Exercise instructions:
Skip every image and restate the data word for word.

START Provided data

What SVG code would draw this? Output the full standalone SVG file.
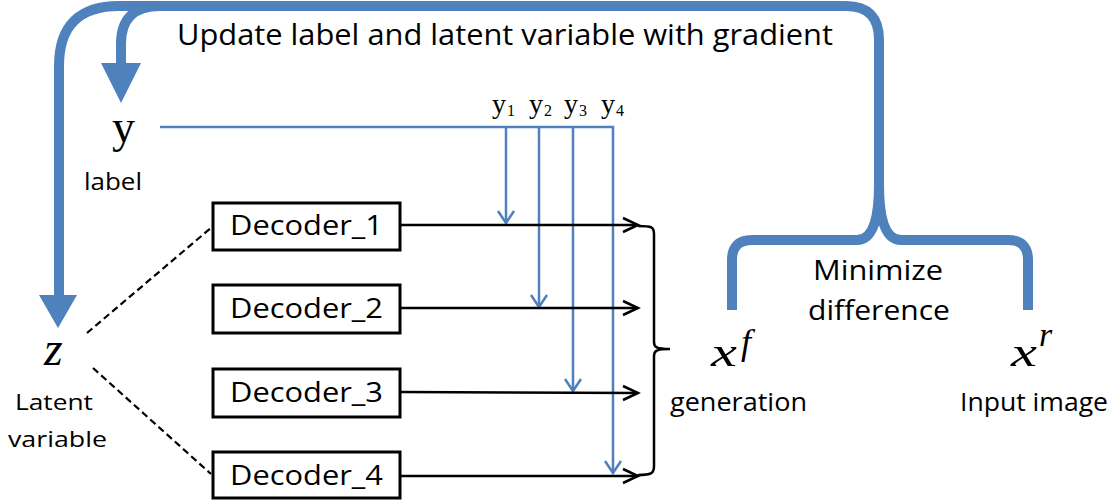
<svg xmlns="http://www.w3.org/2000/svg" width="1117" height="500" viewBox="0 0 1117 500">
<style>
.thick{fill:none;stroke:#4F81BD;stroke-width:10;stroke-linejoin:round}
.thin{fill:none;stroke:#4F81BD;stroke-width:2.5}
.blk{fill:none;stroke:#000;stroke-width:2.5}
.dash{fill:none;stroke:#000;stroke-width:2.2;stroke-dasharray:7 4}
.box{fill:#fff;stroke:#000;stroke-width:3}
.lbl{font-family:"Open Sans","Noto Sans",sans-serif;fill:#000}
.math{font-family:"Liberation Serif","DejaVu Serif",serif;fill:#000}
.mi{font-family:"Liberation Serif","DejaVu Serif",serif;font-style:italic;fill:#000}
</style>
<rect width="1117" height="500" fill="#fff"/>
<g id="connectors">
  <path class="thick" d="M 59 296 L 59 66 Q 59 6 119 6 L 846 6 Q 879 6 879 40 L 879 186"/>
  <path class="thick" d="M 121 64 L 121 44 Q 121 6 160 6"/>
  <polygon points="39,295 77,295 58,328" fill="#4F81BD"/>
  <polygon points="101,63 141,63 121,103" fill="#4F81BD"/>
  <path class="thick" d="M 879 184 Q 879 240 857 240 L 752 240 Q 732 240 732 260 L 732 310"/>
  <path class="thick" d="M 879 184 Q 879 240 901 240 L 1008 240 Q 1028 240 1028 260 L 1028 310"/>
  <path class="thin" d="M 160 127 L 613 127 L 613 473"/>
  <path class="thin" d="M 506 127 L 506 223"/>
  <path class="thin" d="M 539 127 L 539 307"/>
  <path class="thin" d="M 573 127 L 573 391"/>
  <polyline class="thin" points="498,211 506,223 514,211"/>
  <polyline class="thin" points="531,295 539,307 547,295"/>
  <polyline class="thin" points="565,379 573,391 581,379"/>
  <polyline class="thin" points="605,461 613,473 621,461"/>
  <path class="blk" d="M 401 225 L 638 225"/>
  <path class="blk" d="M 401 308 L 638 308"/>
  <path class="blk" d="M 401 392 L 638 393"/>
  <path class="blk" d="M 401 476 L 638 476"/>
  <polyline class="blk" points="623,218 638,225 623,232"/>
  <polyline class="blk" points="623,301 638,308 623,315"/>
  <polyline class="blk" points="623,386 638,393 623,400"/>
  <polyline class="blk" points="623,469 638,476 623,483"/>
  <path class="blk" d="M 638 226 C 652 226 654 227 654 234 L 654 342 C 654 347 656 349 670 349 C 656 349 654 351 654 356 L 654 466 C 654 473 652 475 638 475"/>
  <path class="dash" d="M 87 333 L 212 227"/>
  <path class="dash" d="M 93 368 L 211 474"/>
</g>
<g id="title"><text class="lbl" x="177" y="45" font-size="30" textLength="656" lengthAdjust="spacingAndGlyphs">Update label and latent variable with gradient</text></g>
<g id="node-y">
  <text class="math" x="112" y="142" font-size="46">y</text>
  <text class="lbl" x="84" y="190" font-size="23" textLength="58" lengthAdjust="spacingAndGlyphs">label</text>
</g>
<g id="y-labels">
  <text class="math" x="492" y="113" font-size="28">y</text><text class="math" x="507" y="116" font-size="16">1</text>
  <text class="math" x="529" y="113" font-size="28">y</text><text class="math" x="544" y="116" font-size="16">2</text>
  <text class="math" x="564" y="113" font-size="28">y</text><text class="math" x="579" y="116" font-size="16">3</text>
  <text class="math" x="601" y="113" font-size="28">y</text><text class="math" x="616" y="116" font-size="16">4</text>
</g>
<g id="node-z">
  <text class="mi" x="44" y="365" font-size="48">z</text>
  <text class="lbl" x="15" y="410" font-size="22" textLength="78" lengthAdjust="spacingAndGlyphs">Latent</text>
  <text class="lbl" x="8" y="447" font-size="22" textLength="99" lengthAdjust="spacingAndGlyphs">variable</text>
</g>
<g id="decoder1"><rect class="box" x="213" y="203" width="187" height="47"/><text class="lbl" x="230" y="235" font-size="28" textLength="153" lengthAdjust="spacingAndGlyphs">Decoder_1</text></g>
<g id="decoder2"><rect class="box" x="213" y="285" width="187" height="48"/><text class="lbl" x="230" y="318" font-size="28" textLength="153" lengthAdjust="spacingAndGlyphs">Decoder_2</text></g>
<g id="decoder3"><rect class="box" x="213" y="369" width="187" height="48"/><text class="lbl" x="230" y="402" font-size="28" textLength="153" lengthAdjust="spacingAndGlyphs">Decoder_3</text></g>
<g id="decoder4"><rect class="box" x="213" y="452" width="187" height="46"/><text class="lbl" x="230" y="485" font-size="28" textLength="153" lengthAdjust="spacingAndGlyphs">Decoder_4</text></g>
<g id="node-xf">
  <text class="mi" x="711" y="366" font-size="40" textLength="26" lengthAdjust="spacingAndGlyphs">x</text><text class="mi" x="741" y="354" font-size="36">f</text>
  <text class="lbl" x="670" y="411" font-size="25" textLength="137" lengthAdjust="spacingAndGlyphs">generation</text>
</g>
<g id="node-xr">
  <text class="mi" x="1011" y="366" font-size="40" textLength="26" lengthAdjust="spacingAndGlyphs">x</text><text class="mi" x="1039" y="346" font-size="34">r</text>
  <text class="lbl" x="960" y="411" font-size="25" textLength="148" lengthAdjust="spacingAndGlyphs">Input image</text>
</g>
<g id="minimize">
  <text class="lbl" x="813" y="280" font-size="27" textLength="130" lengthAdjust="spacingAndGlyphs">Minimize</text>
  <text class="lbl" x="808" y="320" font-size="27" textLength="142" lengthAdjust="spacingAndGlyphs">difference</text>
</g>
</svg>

END Provided data

Written response:
What SVG code would draw this? Output the full standalone SVG file.
<svg xmlns="http://www.w3.org/2000/svg" width="1117" height="500" viewBox="0 0 1117 500">
<style>
.thick{fill:none;stroke:#4F81BD;stroke-width:10;stroke-linejoin:round}
.thin{fill:none;stroke:#4F81BD;stroke-width:2.5}
.blk{fill:none;stroke:#000;stroke-width:2.5}
.dash{fill:none;stroke:#000;stroke-width:2.2;stroke-dasharray:7 4}
.box{fill:#fff;stroke:#000;stroke-width:3}
.lbl{font-family:"Open Sans","Noto Sans",sans-serif;fill:#000}
.math{font-family:"Liberation Serif","DejaVu Serif",serif;fill:#000}
.mi{font-family:"Liberation Serif","DejaVu Serif",serif;font-style:italic;fill:#000}
</style>
<rect width="1117" height="500" fill="#fff"/>
<g id="connectors">
  <path class="thick" d="M 59 296 L 59 66 Q 59 6 119 6 L 846 6 Q 879 6 879 40 L 879 186"/>
  <path class="thick" d="M 121 64 L 121 44 Q 121 6 160 6"/>
  <polygon points="39,295 77,295 58,328" fill="#4F81BD"/>
  <polygon points="101,63 141,63 121,103" fill="#4F81BD"/>
  <path class="thick" d="M 879 184 Q 879 240 857 240 L 752 240 Q 732 240 732 260 L 732 310"/>
  <path class="thick" d="M 879 184 Q 879 240 901 240 L 1008 240 Q 1028 240 1028 260 L 1028 310"/>
  <path class="thin" d="M 160 127 L 613 127 L 613 473"/>
  <path class="thin" d="M 506 127 L 506 223"/>
  <path class="thin" d="M 539 127 L 539 307"/>
  <path class="thin" d="M 573 127 L 573 391"/>
  <polyline class="thin" points="498,211 506,223 514,211"/>
  <polyline class="thin" points="531,295 539,307 547,295"/>
  <polyline class="thin" points="565,379 573,391 581,379"/>
  <polyline class="thin" points="605,461 613,473 621,461"/>
  <path class="blk" d="M 401 225 L 638 225"/>
  <path class="blk" d="M 401 308 L 638 308"/>
  <path class="blk" d="M 401 392 L 638 393"/>
  <path class="blk" d="M 401 476 L 638 476"/>
  <polyline class="blk" points="623,218 638,225 623,232"/>
  <polyline class="blk" points="623,301 638,308 623,315"/>
  <polyline class="blk" points="623,386 638,393 623,400"/>
  <polyline class="blk" points="623,469 638,476 623,483"/>
  <path class="blk" d="M 638 226 C 652 226 654 227 654 234 L 654 342 C 654 347 656 349 670 349 C 656 349 654 351 654 356 L 654 466 C 654 473 652 475 638 475"/>
  <path class="dash" d="M 87 333 L 212 227"/>
  <path class="dash" d="M 93 368 L 211 474"/>
</g>
<g id="title"><text class="lbl" x="177" y="45" font-size="30" textLength="656" lengthAdjust="spacingAndGlyphs">Update label and latent variable with gradient</text></g>
<g id="node-y">
  <text class="math" x="112" y="142" font-size="46">y</text>
  <text class="lbl" x="84" y="190" font-size="23" textLength="58" lengthAdjust="spacingAndGlyphs">label</text>
</g>
<g id="y-labels">
  <text class="math" x="492" y="113" font-size="28">y</text><text class="math" x="507" y="116" font-size="16">1</text>
  <text class="math" x="529" y="113" font-size="28">y</text><text class="math" x="544" y="116" font-size="16">2</text>
  <text class="math" x="564" y="113" font-size="28">y</text><text class="math" x="579" y="116" font-size="16">3</text>
  <text class="math" x="601" y="113" font-size="28">y</text><text class="math" x="616" y="116" font-size="16">4</text>
</g>
<g id="node-z">
  <text class="mi" x="44" y="365" font-size="48">z</text>
  <text class="lbl" x="15" y="410" font-size="22" textLength="78" lengthAdjust="spacingAndGlyphs">Latent</text>
  <text class="lbl" x="8" y="447" font-size="22" textLength="99" lengthAdjust="spacingAndGlyphs">variable</text>
</g>
<g id="decoder1"><rect class="box" x="213" y="203" width="187" height="47"/><text class="lbl" x="230" y="235" font-size="28" textLength="153" lengthAdjust="spacingAndGlyphs">Decoder_1</text></g>
<g id="decoder2"><rect class="box" x="213" y="285" width="187" height="48"/><text class="lbl" x="230" y="318" font-size="28" textLength="153" lengthAdjust="spacingAndGlyphs">Decoder_2</text></g>
<g id="decoder3"><rect class="box" x="213" y="369" width="187" height="48"/><text class="lbl" x="230" y="402" font-size="28" textLength="153" lengthAdjust="spacingAndGlyphs">Decoder_3</text></g>
<g id="decoder4"><rect class="box" x="213" y="452" width="187" height="46"/><text class="lbl" x="230" y="485" font-size="28" textLength="153" lengthAdjust="spacingAndGlyphs">Decoder_4</text></g>
<g id="node-xf">
  <text class="mi" x="711" y="366" font-size="40" textLength="26" lengthAdjust="spacingAndGlyphs">x</text><text class="mi" x="741" y="354" font-size="36">f</text>
  <text class="lbl" x="670" y="411" font-size="25" textLength="137" lengthAdjust="spacingAndGlyphs">generation</text>
</g>
<g id="node-xr">
  <text class="mi" x="1011" y="366" font-size="40" textLength="26" lengthAdjust="spacingAndGlyphs">x</text><text class="mi" x="1039" y="346" font-size="34">r</text>
  <text class="lbl" x="960" y="411" font-size="25" textLength="148" lengthAdjust="spacingAndGlyphs">Input image</text>
</g>
<g id="minimize">
  <text class="lbl" x="813" y="280" font-size="27" textLength="130" lengthAdjust="spacingAndGlyphs">Minimize</text>
  <text class="lbl" x="808" y="320" font-size="27" textLength="142" lengthAdjust="spacingAndGlyphs">difference</text>
</g>
</svg>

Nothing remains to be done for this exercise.